Dua hal ini pembunuh
utama ruh kata-kata, sebab ruh itu sesungguhnya dari Allah dan takkan
mungkin dianugerahkan kepada orang yang dimurkai-Nya:
“Hai
orang-orang yang beriman, mengapa kalian mengatakan apa yang tidak
kalian kerjakan.

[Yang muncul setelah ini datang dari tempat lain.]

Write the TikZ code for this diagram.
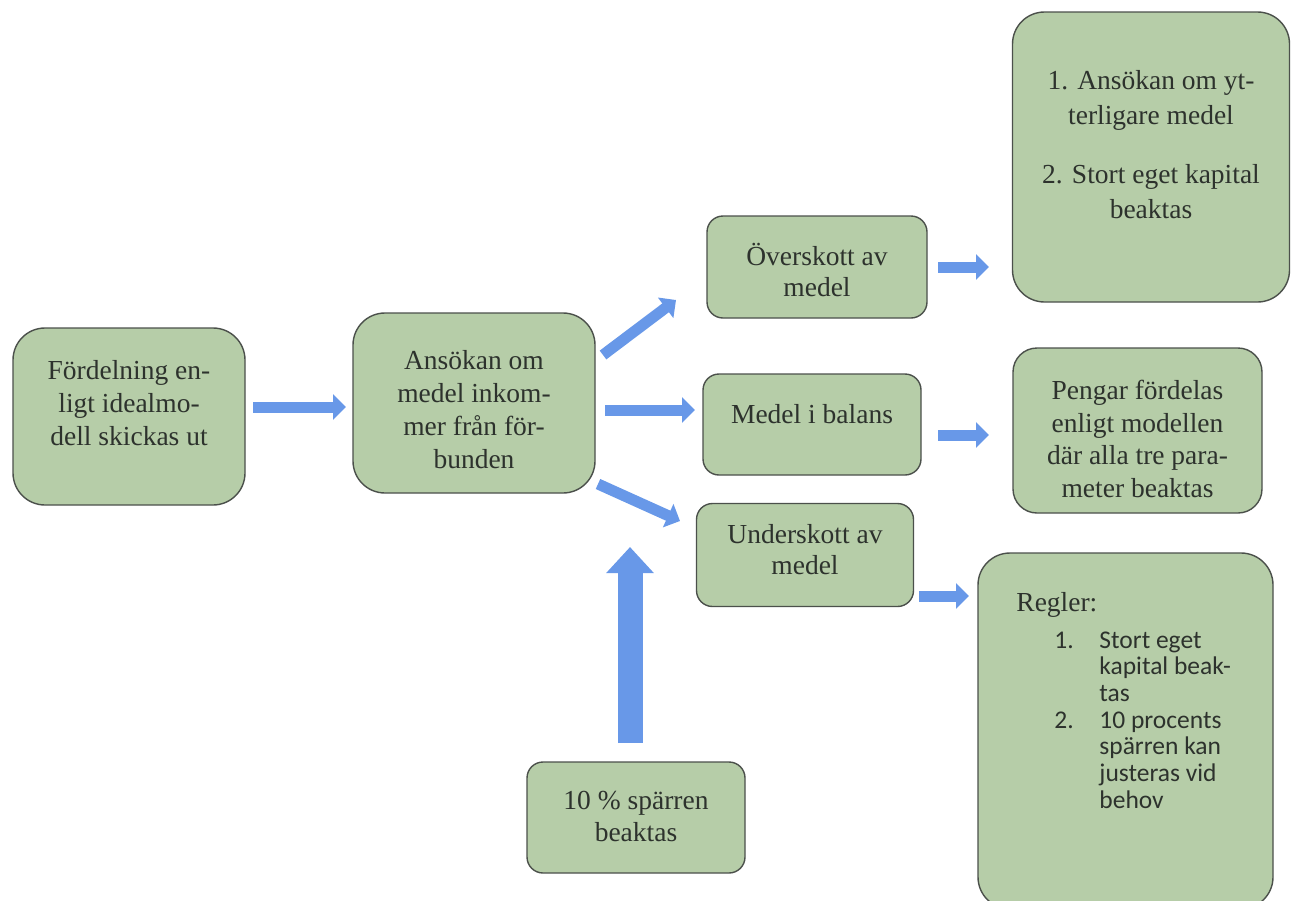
\documentclass[tikz,border=0pt]{standalone}
\usepackage{fontspec}
\setmainfont{Liberation Serif}
\newfontfamily\carlito{Carlito}
\usetikzlibrary{arrows.meta}

\definecolor{boxgreen}{RGB}{182,205,168}
\definecolor{boxline}{RGB}{75,80,75}
\definecolor{boxtext}{RGB}{45,50,45}
\definecolor{arrowblue}{RGB}{104,152,232}

\begin{document}
\begin{tikzpicture}[x=1pt,y=-1pt,thick]
	\tikzset{box/.style={draw=boxline,fill=boxgreen,line width=1.4pt,rounded corners=16pt,inner sep=0pt},
	         bigbox/.style={box,rounded corners=32pt},
	         txt/.style={align=center,inner sep=0pt,text=boxtext,font=\fontsize{27.5}{33}\selectfont},
	         flow/.style={draw=arrowblue,line width=11pt,-{Triangle[length=13pt,width=25pt]}},
	         bigflow/.style={draw=arrowblue,line width=25pt,-{Triangle[length=26pt,width=46pt]}}}

	\useasboundingbox (0,0) rectangle (1292,900);

	% boxes
	\node[bigbox,minimum width=232,minimum height=177] (fordel)     at (129,416.5) {};
	\node[bigbox,minimum width=242,minimum height=180] (ansokan)    at (474,403) {};
	\node[box,minimum width=220,minimum height=102]    (overskott)  at (817,267) {};
	\node[box,minimum width=218,minimum height=101]    (balans)     at (812,424.5) {};
	\node[box,minimum width=217,minimum height=103]    (underskott) at (805,555) {};
	\node[bigbox,minimum width=277,minimum height=290] (ytterligare) at (1151,157) {};
	\node[bigbox,rounded corners=24pt,minimum width=249,minimum height=165] (pengar) at (1137.5,430.5) {};
	\node[bigbox,minimum width=295,minimum height=356] (regler)     at (1125.5,731) {};
	\node[box,minimum width=218,minimum height=111]    (sparr)      at (636,817.5) {};

	% texts
	\node[txt] (fordel-t)     at (129,403) {Fördelning en-\\ligt idealmo-\\dell skickas ut};
	\node[txt] (ansokan-t)    at (474,410) {Ansökan om\\medel inkom-\\mer från för-\\bunden};
	\node[txt,font=\fontsize{27.5}{31}\selectfont] (overskott-t) at (817,270) {Överskott av\\medel};
	\node[txt] (balans-t)     at (812,414) {Medel i balans};
	\node[txt,font=\fontsize{27.5}{31}\selectfont] (underskott-t) at (805,550) {Underskott av\\medel};
	\node[txt,font=\fontsize{27.5}{35}\selectfont] (ytterligare-t) at (1151,145)
		{1. Ansökan om yt-\\terligare medel\\[24pt]2. Stort eget kapital\\beaktas};
	\node[txt,font=\fontsize{27.5}{32.5}\selectfont] (pengar-t) at (1137.5,439) {Pengar fördelas\\enligt modellen\\där alla tre para-\\meter beaktas};
	\node[txt,font=\fontsize{27.5}{32}\selectfont] (sparr-t) at (636,816) {10 \% spärren\\beaktas};
	\node[txt,anchor=north west,align=left,font=\carlito\fontsize{25.5}{26.7}\selectfont] (regler-t) at (1016,592)
		{{\rmfamily\fontsize{27.5}{26.7}\selectfont Regler:}\\[10pt]
		 \hspace*{38pt}\makebox[45pt][l]{1.}Stort eget\\
		 \hspace*{83pt}kapital beak-\\
		 \hspace*{83pt}tas\\
		 \hspace*{38pt}\makebox[45pt][l]{2.}10 procents\\
		 \hspace*{83pt}spärren kan\\
		 \hspace*{83pt}justeras vid\\
		 \hspace*{83pt}behov};

	% arrow ends
	\coordinate (a1s) at (253,407);  \coordinate (a1e) at (346,407);
	\coordinate (a2s) at (603,355);  \coordinate (a2e) at (676,300);
	\coordinate (a3s) at (605,410);  \coordinate (a3e) at (695,410);
	\coordinate (a4s) at (598,484);  \coordinate (a4e) at (680,521);
	\coordinate (a5s) at (938,267);  \coordinate (a5e) at (989,267);
	\coordinate (a6s) at (938,435);  \coordinate (a6e) at (989,435);
	\coordinate (a7s) at (919,596);  \coordinate (a7e) at (969,596);
	\coordinate (a8s) at (630,743);  \coordinate (a8e) at (630,547);

	\path[flow] (a1s) -- (a1e);
	\path[flow] (a2s) -- (a2e);
	\path[flow] (a3s) -- (a3e);
	\path[flow] (a4s) -- (a4e);
	\path[flow] (a5s) -- (a5e);
	\path[flow] (a6s) -- (a6e);
	\path[flow] (a7s) -- (a7e);
	\path[bigflow] (a8s) -- (a8e);
\end{tikzpicture}
\end{document}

Sungguh besar kemurkaan di sisi Allah jika kalian
mengatakan apa yang tidak kalian kerjakan.” (QS. Ash-Shaf : 2-3)
3.
Ketiga, kurang dekatnya hubungan dengan Allah SWT. Padahal kedekatan
kepada Allah, terutama pada waktu malam dengan qiyamullail dan tilawah
adalah standard kelayakan kata-kata memiliki ruh; menjadi berbobot
(berat) atau qaulan tsaqiilaa (QS. Al-Muzammil : 5)
4.
Keempat, menurunnya keimanan dan ketaqwaan.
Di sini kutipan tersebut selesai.